Japan sees quake damage near $310 billion
The Japanese government on Wednesday estimated the direct damage from a deadly earthquake and tsunami that struck the country's northeast this month at 16-25 trillion yen ($185-308 billion), making it the world's costliest natural disaster.
It said the estimate covered damage to roads, homes, factories and other infrastructure and eclipses the $100 billion loss tally after the 1995 Kobe quake, until now the highest.
The figure does not include losses in economic activity from planned power outages or the broader impact of a crisis at a stricken nuclear power plant in Fukushima, where work crews are still struggling to prevent further radiation leaks.

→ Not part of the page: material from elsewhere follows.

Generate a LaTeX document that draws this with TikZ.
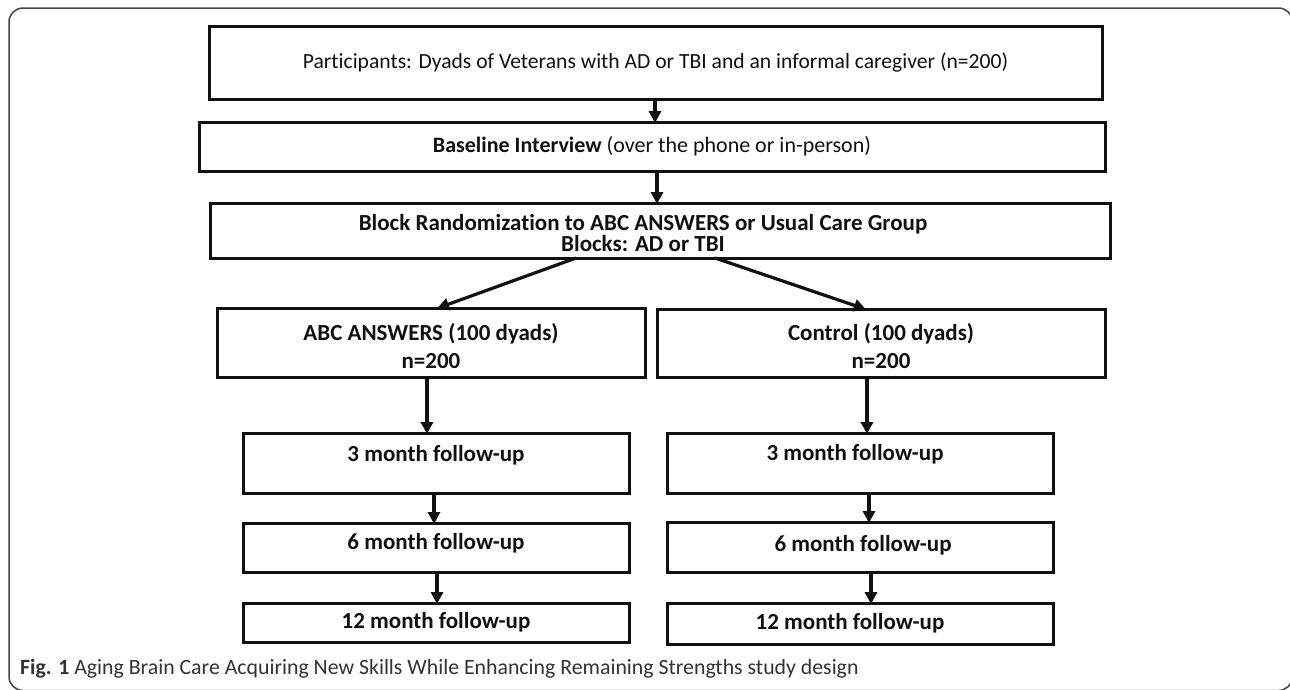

The impact from the planned power outages is likely to be significant, Fumihira Nishizaki, director of macroeconomic analysis at the Cabinet Office told reporters.
The upper end of the estimate range would amount to about 6 percent of Japan's gross domestic product.
This quake will cause the condition of Japan's economy and output to be severe, Bank of Japan Governor Masaaki Shirakawa told a parliamentary committee.
Speaking separately, central bank board member Ryuzo Miyao repeated the bank's pledge to take appropriate policy action if needed to support the world's third-largest economy.
In its initial response to the disaster, the central bank started pumping trillions of yen into the money market to prevent it from seizing up and doubled its asset buying scheme, which Shirakawa served to improve corporate funding conditions.
The injections brought deposits held with it by lenders to a record high above 40 trillion yen and well above a previous peak reached in 2004 when the central bank pursued a policy of deliberately flooding the financial system with cash known as quantitative easing.
Last Friday the BOJ and its G7 central banks joined in a rare currency intervention to keep a rallying yen from inflicting further damage on the export-reliant economy.
The Japanese currency has crept up from post-intervention lows, but hovered well below its peak of 76.25 to the dollar at around 80.85 after the group sold a total of $6.5 billion worth of yen, much less than initially thought.
BLACKOUTS RISK
While economists expect Japan's biggest reconstruction push since the post-World War Two period to give the hard-hit economy a badly needed lift in the second half of the year, they warn that power shortages are the greatest risk to such a scenario.
The 9.0 magnitude quake that struck on March 11 unleashed a deadly tsunami that wiped out whole communities, leaving nearly 22,000 people dead or missing and 350,000 homeless, and crippling the biggest power utility in Japan and Asia.
Tokyo Electric Power Co, which serves Tokyo and the surrounding area that accounts for 40 percent of Japan's economic output, lost about 20 percent of its operating thermal and nuclear power generation and is unlikely to get enough back online to meet peak summer demand.
The utility is unable to get much surplus power from operators in the undamaged western part of the country because they operate with a different power frequency.
Toyota Motor Co, the world's top automaker, could be losing about $74 million of profit for every day its 12 assembly plants remain shut, Goldman Sachs estimated, and it is just one of dozens, if not hundreds, of Japanese manufacturers facing disruptions.
The first official damage estimates will serve to map out disaster relief plans and emergency budgets to fund recovery costs.
A senior official from the ruling Democratic party said on Tuesday that at least two and perhaps more emergency budgets would be needed to pay for the reconstruction, with first focused on immediate disaster relief, possible in April or May.
The government has yet to decide how it will finance the reconstruction effort, which some analysts say would require more than 10 trillion yen and most certainly would require new borrowing.